##### DATASET RECORDS

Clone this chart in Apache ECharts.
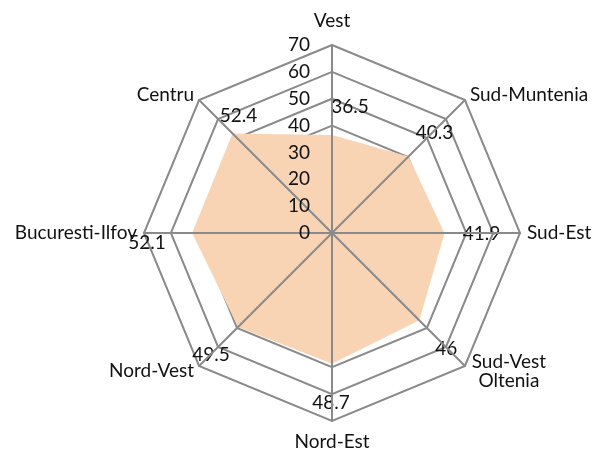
<!DOCTYPE html>
<html>
<head>
<meta charset="utf-8">
<script src="https://cdn.jsdelivr.net/npm/echarts@6/dist/echarts.min.js"></script>
<style>html,body{margin:0;padding:0;background:#fff;}#c{width:595px;height:452px;}</style>
</head>
<body>
<div id="c"></div>
<script>
// Data (indicator order: counter-clockwise starting at top, as ECharts draws radar axes)
var regions = ['Vest', 'Centru', 'Bucuresti-Ilfov', 'Nord-Vest', 'Nord-Est', 'Sud-Vest\nOltenia', 'Sud-Est', 'Sud-Muntenia'];
var values  = [36.5, 52.4, 52.1, 49.5, 48.7, 46, 41.9, 40.3];
var axisMax = 70;
var axisTicks = ['0', '10', '20', '30', '40', '50', '60', '70'];

// Style: label shift (px) of each data label relative to its point
var labelShift = [[18,-28],[6,-18],[-45,10],[-27,28],[-1,39],[27,29],[37,1],[26,-24]];

var FONT = 'Lato';
var FS = 19;
var GRID = '#8a8a8a';

var rich = {};
labelShift.forEach(function (s, i) {
  var dx = s[0], dy = s[1];
  rich['p' + i] = {
    fontFamily: FONT, fontSize: FS, color: '#111',
    padding: [Math.max(0, 2*dy), Math.max(0, -2*dx), Math.max(0, -2*dy), Math.max(0, 2*dx)]
  };
});

var nameRich = {
  up:   { fontFamily: FONT, fontSize: FS, color: '#111', padding: [0, 0, 8, 0] },
  down: { fontFamily: FONT, fontSize: FS, color: '#111', padding: [4, 0, 0, 0] },
  ctr:  { fontFamily: FONT, fontSize: FS, color: '#111', width: 78, align: 'center' },
  n:    { fontFamily: FONT, fontSize: FS, color: '#111' }
};

var chart = echarts.init(document.getElementById('c'));
var common = { center: [332, 233], radius: 188, startAngle: 90, shape: 'polygon', splitNumber: axisTicks.length - 1 };

chart.setOption({
  animation: false,
  radar: [
    Object.assign({}, common, {
      z: 0,
      indicator: regions.map(function (r) { return { name: r, min: 0, max: axisMax }; }),
      axisName: {
        color: '#111', fontFamily: FONT, fontSize: FS,
        formatter: function (name) {
          var i = regions.indexOf(name);
          if (i === 0) return '{up|' + name + '}';
          if (i === 4) return '{down|' + name + '}';
          if (name.indexOf('\n') >= 0) return name.split('\n').map(function (t) { return '{ctr|' + t + '}'; }).join('\n');
          return '{n|' + name + '}';
        },
        rich: nameRich
      },
      nameGap: 7,
      axisLine: { show: false },
      axisTick: { show: false },
      axisLabel: { show: false },
      splitLine: { show: true, lineStyle: { color: GRID, width: 2 } },
      splitArea: { show: false }
    }),
    Object.assign({}, common, {
      z: 5,
      indicator: regions.map(function (r, i) {
        var o = { name: r, min: 0, max: axisMax };
        if (i === 0) o.axisLabel = { show: true };
        return o;
      }),
      axisName: { show: false },
      axisLine: { show: true, lineStyle: { color: GRID, width: 2 } },
      axisTick: { show: false },
      axisLabel: {
        show: false, margin: 22, color: '#111', fontFamily: FONT, fontSize: FS,
        formatter: function (v) { return axisTicks[Math.round(v / 10)]; }
      },
      splitLine: { show: false },
      splitArea: { show: false }
    })
  ],
  series: [{
    type: 'radar',
    radarIndex: 0,
    z: 2,
    symbol: 'circle',
    symbolSize: 2,
    itemStyle: { color: 'rgba(0,0,0,0)', borderWidth: 0 },
    lineStyle: { width: 0, color: 'rgba(0,0,0,0)' },
    areaStyle: { color: '#f9d4b4', opacity: 1 },
    label: {
      show: true,
      position: 'inside',
      align: 'center',
      verticalAlign: 'middle',
      color: '#111',
      opacity: 1,
      formatter: function (p) {
        var i = p.dimensionIndex;
        if (i == null) i = values.indexOf(p.value);
        return '{p' + i + '|' + values[i] + '}';
      },
      rich: rich
    },
    data: [{ value: values, name: 'Regiuni' }]
  }]
});
</script>
</body>
</html>
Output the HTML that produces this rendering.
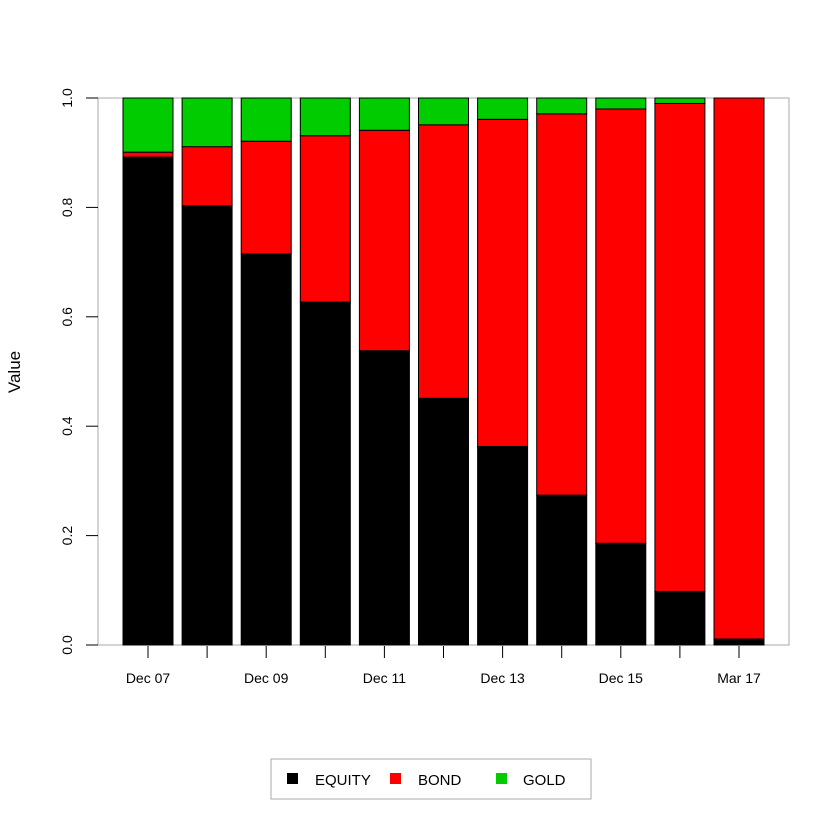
<!DOCTYPE html>
<html><head><meta charset="utf-8"><style>body{margin:0;background:#fff}svg{display:block;font-family:"Liberation Sans",sans-serif}</style></head>
<body>
<svg id="chart" width="840" height="840">
<rect x="98" y="98" width="691" height="547" fill="none" stroke="#aaa"/>
<g id="bars"></g><g id="axes"></g>
<text x="20" y="372" font-size="17" transform="rotate(-90 20 372)" text-anchor="middle">Value</text>
<g>
<rect x="271" y="759" width="320" height="40" fill="#fff" stroke="#aaa"/>
<g><rect x="287" y="773" width="11" height="11" fill="#000"/><text x="315" y="785" font-size="15">EQUITY</text></g>
<g><rect x="390" y="773" width="11" height="11" fill="#f00"/><text x="418" y="785" font-size="15">BOND</text></g>
<g><rect x="496" y="773" width="11" height="11" fill="#0c0"/><text x="523" y="785" font-size="15">GOLD</text></g>
</g>
</svg>
<script>
const categories=["Dec 07","Dec 08","Dec 09","Dec 10","Dec 11","Dec 12","Dec 13","Dec 14","Dec 15","Dec 16","Mar 17"];
const tickLabels=["Dec 07","","Dec 09","","Dec 11","","Dec 13","","Dec 15","","Mar 17"];
const equity=[0.892,0.803,0.715,0.627,0.538,0.451,0.363,0.274,0.186,0.098,0.011];
const bond=[0.009,0.108,0.206,0.304,0.403,0.5,0.598,0.697,0.794,0.892,0.989];
const gold=[0.099,0.089,0.079,0.069,0.059,0.049,0.039,0.029,0.02,0.01,0];
const yTicks=["0.0","0.2","0.4","0.6","0.8","1.0"];
const NS="http://www.w3.org/2000/svg";
const y=v=>645-v*547;
const xc=i=>148+i*59.1;
const bw=50;
const bars=document.getElementById('bars'),axes=document.getElementById('axes');
function mk(tag,attrs,parent){const e=document.createElementNS(NS,tag);for(const k in attrs)e.setAttribute(k,attrs[k]);parent.appendChild(e);return e;}
const series=[[equity,"#000","equity"],[bond,"#f00","bond"],[gold,"#0c0","gold"]];
categories.forEach((c,i)=>{let base=0;
series.forEach(([arr,col,nm])=>{const v=arr[i];
const r=mk('rect',{x:xc(i)-bw/2,y:y(base+v),width:bw,height:Math.max(0,y(base)-y(base+v)),fill:col,stroke:"#000","stroke-width":1},bars);


base+=v;});
const t=mk('line',{x1:xc(i),x2:xc(i),y1:646,y2:658,stroke:"#000"},axes);


if(tickLabels[i]){const l=mk('text',{x:xc(i),y:683,"font-size":14,"text-anchor":"middle"},axes);l.textContent=tickLabels[i];

}
});
yTicks.forEach(s=>{const v=parseFloat(s);const yy=y(v);
const t=mk('line',{x1:86,x2:98,y1:yy,y2:yy,stroke:"#000"},axes);


const l=mk('text',{x:72,y:yy,"font-size":14,"text-anchor":"middle",transform:`rotate(-90 72 ${yy})`},axes);l.textContent=s;

});
</script>
</body></html>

##########

● **GIVEN PROBLEM**
Restate only the lines running from the start of the material above through the line containing "var axisTicks = ['0', '10', '20', '30', '40', '50', '60', '70'];", ends included. No pictures.

● **OUTPUT OF THE EXERCISE**
Clone this chart in Apache ECharts.
<!DOCTYPE html>
<html>
<head>
<meta charset="utf-8">
<script src="https://cdn.jsdelivr.net/npm/echarts@6/dist/echarts.min.js"></script>
<style>html,body{margin:0;padding:0;background:#fff;}#c{width:595px;height:452px;}</style>
</head>
<body>
<div id="c"></div>
<script>
// Data (indicator order: counter-clockwise starting at top, as ECharts draws radar axes)
var regions = ['Vest', 'Centru', 'Bucuresti-Ilfov', 'Nord-Vest', 'Nord-Est', 'Sud-Vest\nOltenia', 'Sud-Est', 'Sud-Muntenia'];
var values  = [36.5, 52.4, 52.1, 49.5, 48.7, 46, 41.9, 40.3];
var axisMax = 70;
var axisTicks = ['0', '10', '20', '30', '40', '50', '60', '70'];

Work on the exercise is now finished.